_WRITTEN EXERCISE_: Among the entries below, find the lines with "that" and copy them.

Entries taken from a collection
-------

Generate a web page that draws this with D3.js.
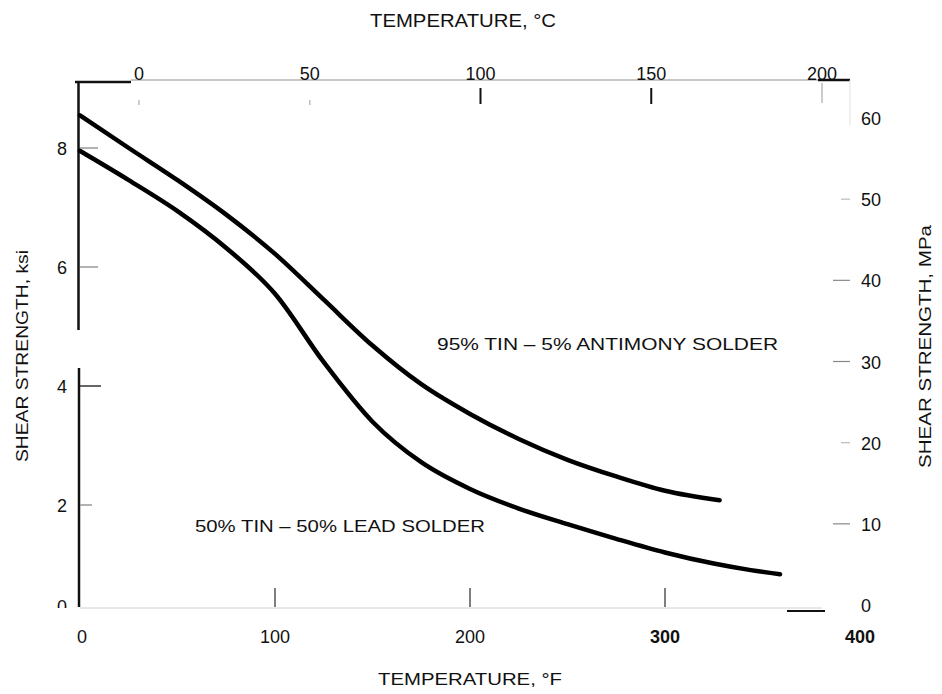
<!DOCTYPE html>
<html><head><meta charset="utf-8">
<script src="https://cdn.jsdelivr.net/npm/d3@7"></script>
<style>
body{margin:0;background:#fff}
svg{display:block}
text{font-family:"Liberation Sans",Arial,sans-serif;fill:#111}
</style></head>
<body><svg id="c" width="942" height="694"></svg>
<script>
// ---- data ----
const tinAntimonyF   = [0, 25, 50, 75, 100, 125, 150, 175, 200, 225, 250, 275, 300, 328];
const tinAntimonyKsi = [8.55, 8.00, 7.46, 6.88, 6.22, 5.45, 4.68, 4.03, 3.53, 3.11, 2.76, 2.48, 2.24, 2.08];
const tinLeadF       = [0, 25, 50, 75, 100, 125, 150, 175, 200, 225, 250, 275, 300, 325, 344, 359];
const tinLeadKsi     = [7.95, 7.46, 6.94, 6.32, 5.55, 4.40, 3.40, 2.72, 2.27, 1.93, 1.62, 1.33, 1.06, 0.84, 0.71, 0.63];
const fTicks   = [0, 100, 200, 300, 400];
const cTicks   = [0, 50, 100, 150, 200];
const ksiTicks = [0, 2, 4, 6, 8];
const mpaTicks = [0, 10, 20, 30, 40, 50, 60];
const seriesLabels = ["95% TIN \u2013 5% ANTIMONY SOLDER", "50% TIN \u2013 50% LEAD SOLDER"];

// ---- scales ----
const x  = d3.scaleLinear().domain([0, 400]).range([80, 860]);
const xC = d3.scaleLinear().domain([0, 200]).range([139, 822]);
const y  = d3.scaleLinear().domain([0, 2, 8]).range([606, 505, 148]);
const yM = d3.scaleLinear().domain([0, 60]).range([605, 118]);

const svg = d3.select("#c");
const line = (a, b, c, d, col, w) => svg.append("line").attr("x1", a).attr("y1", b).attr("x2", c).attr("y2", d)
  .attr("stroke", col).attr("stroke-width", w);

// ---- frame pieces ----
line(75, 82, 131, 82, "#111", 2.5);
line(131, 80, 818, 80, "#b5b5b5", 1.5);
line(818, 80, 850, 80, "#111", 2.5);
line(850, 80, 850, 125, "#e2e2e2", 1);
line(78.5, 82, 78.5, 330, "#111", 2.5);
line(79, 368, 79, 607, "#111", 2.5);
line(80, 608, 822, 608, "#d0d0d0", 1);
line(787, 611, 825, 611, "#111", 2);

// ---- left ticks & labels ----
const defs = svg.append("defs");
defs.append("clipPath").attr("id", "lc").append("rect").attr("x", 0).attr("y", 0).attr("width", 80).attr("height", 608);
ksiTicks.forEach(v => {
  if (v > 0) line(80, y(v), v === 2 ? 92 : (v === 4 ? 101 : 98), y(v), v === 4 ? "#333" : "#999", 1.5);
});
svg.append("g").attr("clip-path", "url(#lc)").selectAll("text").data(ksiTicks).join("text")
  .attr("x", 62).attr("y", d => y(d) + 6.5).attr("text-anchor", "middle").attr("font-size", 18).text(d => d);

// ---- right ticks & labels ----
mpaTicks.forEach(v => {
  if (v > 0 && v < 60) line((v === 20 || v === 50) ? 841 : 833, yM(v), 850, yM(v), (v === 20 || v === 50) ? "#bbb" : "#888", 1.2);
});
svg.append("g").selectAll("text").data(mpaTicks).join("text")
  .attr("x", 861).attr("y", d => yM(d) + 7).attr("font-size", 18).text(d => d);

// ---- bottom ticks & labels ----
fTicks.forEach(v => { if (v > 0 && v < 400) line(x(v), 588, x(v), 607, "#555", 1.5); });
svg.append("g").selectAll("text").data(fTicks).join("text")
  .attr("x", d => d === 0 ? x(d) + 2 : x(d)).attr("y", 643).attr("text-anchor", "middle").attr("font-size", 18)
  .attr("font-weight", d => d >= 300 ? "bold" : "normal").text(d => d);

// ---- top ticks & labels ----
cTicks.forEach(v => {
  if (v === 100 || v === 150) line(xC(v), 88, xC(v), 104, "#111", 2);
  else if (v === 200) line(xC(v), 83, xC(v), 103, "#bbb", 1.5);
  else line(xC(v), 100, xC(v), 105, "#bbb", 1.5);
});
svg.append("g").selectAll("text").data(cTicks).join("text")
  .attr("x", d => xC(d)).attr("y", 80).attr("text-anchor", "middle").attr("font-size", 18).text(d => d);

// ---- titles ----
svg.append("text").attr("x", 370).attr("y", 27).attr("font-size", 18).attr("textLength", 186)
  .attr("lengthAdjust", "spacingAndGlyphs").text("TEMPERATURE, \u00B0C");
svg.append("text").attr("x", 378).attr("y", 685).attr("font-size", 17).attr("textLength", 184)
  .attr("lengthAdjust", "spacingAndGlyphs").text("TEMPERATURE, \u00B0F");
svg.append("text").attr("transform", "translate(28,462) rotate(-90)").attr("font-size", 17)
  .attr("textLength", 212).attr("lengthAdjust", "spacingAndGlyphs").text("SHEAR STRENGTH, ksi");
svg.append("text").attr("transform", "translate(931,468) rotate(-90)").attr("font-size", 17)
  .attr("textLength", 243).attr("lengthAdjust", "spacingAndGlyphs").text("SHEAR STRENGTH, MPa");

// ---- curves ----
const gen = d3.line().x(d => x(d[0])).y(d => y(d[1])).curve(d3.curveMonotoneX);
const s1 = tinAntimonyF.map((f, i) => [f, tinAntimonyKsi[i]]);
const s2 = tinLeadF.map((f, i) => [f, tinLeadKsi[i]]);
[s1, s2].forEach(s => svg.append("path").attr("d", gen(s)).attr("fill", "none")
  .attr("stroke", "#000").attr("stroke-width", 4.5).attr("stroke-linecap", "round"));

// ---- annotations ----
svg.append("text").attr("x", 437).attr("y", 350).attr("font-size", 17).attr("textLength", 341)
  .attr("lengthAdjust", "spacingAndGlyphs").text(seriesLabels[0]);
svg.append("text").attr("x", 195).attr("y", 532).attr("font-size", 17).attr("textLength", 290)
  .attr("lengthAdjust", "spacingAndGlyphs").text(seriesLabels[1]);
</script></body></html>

-------

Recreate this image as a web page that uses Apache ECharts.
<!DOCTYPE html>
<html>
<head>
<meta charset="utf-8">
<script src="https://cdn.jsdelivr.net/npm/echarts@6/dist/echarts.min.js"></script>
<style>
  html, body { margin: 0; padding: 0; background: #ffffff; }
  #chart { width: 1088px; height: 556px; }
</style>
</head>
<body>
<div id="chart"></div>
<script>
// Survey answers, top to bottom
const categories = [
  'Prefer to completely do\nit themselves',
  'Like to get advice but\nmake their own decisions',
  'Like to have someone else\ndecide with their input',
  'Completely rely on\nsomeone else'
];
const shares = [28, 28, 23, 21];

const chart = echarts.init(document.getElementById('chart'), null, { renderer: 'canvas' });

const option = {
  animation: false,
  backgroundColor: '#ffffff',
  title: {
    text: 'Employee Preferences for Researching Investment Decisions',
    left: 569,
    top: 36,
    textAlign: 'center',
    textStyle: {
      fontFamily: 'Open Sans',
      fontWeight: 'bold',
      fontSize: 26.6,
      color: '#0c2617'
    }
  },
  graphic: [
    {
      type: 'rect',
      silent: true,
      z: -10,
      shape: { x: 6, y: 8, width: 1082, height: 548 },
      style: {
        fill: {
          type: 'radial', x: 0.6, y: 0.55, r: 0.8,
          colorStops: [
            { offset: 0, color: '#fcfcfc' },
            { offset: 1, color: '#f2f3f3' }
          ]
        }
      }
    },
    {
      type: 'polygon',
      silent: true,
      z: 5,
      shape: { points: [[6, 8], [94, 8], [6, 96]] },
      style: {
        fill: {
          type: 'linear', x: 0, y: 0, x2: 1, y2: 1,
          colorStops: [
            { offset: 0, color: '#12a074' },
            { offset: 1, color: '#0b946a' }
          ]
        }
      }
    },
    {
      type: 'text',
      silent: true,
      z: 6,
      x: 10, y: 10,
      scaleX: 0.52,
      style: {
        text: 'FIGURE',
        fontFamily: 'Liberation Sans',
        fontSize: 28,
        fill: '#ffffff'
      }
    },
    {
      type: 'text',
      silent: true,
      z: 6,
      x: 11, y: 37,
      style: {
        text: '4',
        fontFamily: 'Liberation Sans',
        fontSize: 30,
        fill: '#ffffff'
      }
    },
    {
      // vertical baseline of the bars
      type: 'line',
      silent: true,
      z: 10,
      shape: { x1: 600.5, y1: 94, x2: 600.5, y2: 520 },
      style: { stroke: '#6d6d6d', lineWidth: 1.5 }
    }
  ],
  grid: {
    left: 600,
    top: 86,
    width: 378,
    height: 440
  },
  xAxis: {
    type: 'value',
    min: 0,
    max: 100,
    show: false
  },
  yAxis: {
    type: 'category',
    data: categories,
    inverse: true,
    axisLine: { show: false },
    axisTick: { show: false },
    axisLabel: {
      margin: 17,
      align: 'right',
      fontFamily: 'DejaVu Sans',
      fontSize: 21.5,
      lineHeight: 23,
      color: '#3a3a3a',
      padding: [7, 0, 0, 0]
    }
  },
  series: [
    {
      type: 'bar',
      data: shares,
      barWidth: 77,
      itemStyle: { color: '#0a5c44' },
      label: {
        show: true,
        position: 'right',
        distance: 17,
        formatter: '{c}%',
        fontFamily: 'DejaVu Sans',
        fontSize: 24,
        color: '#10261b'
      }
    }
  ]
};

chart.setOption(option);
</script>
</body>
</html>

-------

_ANSWER FOR THIS EXERCISE_:
Generate a web page that draws this with D3.js.
Recreate this image as a web page that uses Apache ECharts.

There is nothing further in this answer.